Joseph Tchoubet et Ndoko Landa, tout sourire, peuvent respirer un grand coup. Accusé de complicité de pratiques de sorcellerie et complicité de tortures, le directeur général de la Cecic a été jugé “ non coupable et relaxé pour faits non établis. ” Il devra néanmoins payer une amende de 25 000 Fcfa pour fait de violence conformément à l’article 370 du code pénal, du fait de la gifle infligée à Emmanuel Moutombi ainsi qu’il ressort des débats. Ndoko Landa, alias Gobina, le tradi-praticien, poursuivi pour pratiques de sorcellerie et complicité de tortures a, quant à lui, été reconnu “ non coupable et relaxé pour faits non établis ” par la cour. Le verdict de la cour, sur le même plan pénal, a consacré la condamnation, à des peines inégales, des gendarmes impliqués.
Anatole Banem, l’ex-commandant du groupement de gendarmerie du Wouri, écope ainsi de 10 mois de détention militaire tandis que l’adjudant-chef Menanga Ahanda, le chef de la brigade de gendarmerie d’Akwa-Nord où Emmanuel Moutombi, la victime, a été torturé, est condamné à 6 mois d’emprisonnement ferme. Le tribunal a disqualifié le chef d’accusation qui pesait sur eux, à savoir, “ tolérance aux attentats individuels” au profit de la “ violation des consignes. ” Les plus lourdes peines infligées par le tribunal vont à l’encontre des trois autres gendarmes, convaincus des actes de tortures avec “ circonstances atténuantes ”. L’enquêteur en chef, l’adjudant major Ndomo, avec 10 ans de détention militaire ferme est le plus sévèrement puni. Minkeng Djemba, présenté tout au long des débats comme le chef du “ laboratoire de la torture ” de la brigade d’Akwa-Nord encore appelé “ Golgotha ”, écope de 9 ans de réclusion tandis que le gendarme major Mbiakop (qui n’était plus loin de la retraite) s’en sort avec 8 ans d’incarcération.

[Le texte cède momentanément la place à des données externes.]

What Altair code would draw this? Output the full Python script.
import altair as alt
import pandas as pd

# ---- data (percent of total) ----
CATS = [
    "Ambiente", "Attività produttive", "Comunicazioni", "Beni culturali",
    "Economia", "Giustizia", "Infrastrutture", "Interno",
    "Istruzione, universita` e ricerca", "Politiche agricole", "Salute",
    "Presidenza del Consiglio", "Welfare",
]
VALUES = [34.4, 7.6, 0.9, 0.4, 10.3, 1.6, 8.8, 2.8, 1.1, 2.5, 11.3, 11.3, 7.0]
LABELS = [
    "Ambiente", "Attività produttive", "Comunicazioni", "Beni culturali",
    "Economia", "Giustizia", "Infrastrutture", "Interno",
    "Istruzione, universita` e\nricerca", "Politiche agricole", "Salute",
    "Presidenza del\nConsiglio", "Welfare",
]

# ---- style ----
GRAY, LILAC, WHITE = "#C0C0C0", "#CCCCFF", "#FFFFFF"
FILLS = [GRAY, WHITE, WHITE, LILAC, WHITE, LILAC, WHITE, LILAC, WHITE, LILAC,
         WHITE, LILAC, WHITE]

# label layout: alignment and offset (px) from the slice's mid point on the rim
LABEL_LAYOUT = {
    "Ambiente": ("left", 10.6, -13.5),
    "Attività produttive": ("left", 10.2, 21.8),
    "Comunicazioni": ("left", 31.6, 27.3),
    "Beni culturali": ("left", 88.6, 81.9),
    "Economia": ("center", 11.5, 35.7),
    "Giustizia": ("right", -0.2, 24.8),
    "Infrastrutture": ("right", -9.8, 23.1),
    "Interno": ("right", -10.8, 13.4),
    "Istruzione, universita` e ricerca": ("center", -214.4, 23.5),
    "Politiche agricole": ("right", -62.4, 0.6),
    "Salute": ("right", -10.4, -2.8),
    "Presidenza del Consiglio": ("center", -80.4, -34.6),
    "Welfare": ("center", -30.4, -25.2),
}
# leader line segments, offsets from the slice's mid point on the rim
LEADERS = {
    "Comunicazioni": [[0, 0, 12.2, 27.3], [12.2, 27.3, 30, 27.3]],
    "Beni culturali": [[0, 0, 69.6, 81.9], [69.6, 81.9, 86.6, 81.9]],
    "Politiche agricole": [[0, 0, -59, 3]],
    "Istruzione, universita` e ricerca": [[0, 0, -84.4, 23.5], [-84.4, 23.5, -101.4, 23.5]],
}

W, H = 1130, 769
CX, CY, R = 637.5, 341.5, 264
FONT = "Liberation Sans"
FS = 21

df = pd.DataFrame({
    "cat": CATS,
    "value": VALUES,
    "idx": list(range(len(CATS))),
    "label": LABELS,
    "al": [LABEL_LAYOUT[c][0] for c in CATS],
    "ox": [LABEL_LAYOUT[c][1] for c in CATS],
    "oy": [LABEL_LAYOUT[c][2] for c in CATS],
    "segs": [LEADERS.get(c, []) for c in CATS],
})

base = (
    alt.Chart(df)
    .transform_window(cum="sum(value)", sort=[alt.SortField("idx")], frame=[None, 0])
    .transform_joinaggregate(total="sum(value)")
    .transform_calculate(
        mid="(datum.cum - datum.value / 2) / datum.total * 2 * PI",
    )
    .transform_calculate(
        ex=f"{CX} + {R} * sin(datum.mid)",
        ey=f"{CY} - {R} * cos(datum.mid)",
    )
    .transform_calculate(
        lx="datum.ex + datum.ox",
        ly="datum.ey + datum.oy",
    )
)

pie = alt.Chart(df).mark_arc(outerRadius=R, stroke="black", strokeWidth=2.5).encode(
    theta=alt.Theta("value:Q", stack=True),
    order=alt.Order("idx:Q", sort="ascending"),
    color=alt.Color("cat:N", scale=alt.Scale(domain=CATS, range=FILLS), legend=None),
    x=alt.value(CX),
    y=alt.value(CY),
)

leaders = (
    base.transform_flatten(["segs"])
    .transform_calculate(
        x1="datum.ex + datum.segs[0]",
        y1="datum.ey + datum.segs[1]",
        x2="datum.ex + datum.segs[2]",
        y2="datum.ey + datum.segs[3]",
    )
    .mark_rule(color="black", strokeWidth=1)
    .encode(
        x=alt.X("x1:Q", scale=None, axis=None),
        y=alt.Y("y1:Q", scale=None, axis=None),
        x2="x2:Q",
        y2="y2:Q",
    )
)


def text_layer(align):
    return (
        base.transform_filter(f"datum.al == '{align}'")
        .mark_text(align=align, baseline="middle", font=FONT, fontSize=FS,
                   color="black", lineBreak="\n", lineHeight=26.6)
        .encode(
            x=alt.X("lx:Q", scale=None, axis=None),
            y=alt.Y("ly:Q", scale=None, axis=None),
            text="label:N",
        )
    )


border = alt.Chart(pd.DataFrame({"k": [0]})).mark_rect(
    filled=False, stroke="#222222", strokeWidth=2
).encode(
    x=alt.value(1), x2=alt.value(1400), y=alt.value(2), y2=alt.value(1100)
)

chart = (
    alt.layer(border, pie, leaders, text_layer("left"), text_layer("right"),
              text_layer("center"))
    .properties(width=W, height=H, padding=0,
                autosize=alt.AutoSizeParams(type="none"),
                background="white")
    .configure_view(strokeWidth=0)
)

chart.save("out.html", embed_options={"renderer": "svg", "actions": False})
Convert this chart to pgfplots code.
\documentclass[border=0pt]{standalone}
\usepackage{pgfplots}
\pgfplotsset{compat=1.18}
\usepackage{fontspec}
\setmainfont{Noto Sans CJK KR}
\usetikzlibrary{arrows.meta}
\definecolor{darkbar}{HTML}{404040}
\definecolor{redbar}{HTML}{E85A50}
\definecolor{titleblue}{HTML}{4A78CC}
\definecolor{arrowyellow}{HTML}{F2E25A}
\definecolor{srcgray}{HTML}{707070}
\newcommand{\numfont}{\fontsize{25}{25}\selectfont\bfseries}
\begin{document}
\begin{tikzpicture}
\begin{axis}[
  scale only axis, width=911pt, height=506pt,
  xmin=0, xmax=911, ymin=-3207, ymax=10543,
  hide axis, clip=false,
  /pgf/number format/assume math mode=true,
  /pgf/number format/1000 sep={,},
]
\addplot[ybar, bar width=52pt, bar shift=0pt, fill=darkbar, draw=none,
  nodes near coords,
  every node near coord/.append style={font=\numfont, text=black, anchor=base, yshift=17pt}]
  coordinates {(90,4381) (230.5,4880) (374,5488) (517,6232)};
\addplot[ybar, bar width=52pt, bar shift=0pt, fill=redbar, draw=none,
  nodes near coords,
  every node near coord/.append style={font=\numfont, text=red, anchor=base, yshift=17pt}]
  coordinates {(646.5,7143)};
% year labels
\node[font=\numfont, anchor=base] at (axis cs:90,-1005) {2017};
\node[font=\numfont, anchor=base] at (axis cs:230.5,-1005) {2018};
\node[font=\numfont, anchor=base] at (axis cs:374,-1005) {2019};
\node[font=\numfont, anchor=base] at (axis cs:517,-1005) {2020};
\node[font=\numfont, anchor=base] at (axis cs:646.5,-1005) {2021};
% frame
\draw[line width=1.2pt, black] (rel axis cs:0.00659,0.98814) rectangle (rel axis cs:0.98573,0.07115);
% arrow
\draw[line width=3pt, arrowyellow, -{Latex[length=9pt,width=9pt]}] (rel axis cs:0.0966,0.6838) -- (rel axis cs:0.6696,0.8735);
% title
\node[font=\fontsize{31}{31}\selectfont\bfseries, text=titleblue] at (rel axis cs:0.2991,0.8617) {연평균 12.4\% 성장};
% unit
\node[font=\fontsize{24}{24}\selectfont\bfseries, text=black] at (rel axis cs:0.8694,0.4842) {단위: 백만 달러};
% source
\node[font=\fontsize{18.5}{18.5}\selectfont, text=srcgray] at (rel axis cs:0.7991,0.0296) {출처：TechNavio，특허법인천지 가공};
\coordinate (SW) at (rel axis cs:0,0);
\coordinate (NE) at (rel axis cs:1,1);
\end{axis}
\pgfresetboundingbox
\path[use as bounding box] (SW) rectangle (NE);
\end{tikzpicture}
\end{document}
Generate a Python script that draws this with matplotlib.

44 millions Fcfa de dommages-intérêts
Sur la question des intérêts civils, le tribunal a débouté Mme Myriam Kamtchoum et 3 enfants, présentés respectivement comme la veuve et les fils de la victime dans leur action “ pour défaut de qualité. ” On se rappelle en effet que lors de l’avant dernière audience, mercredi 15 mars, le représentant du ministère de la Défense avait produit à la cour des certificats de non-conformité contre les actes de mariage liant cette Dame et Emmanuel Moutombi et 3 des 4 actes de naissance des présumés enfants de la victime. La cour a néanmoins reconnu la qualité de partie civile au père, à la mère, à 1 des 4 fils et aux 2 sœurs de Moutombi. Le montant des intérêts civils a été fixé à 44 millions Fcfa dont 37 millions pour les “ préjudices de carrière ” du défunt aux dépens de l’Etat, jugé civilement responsable de la mort de l’ancien directeur d’agence de la Cecic. La partie civile, dans ses conclusions demandait 493 millions au titre des dommages-intérêts.
Le sentiment de Maître Prosper Ndom Batat après l’énoncé du verdict est mitigé. “ Sur le plan pénal, la mise hors de responsabilité de Ndoko Landa et Joseph Tchoubet et la disqualification des faits imputés à Menanga Ahanda et Anatole Banem me déçoit. Je crains que, pour n’avoir pas retenu leur responsabilité pour les faits de torture, la justice elle-même n’ait pas donné un signal fort contre ce mal. Mon sentiment est que la justice au travers de ce procès, n’a pas permis à la société d’exorciser ses démons pour entrer de plain-pied dans la modernité ”, a-t-il expliqué au Messager.
A contrario, Maître Paul Tchuenté, le conseil de Joseph Tchoubet, se montre globalement satisfait. “ Mon client recouvre la liberté et c’est un juste retour des choses ”, se réjouit-il tout en regrettant l’amende de 25 000 Fcfa. Les parties ont 10 jours pour faire appel de la décision. Certains, déjà, ne faisaient pas mystère de leur intention de se servir de cette voie de recours, espérant ainsi, faire mieux entendre leur cause.
Le verdict d’hier met fin (provisoirement ?) à une longue procédure qui a duré plus d’un an. Elle faisait suite à la mort, en février 2005, des suites de “ tortures ” d’Emmanuel Moutombi après un séjour à la brigade de gendarmerie d’Akwa-Nord. La victime était accusée de distraction de 13 millions Fcfa des caisses de la Cecic par Joseph Tchoubet, le directeur général de cette structure de micro-finance qui l’employait en qualité de chef d’agence.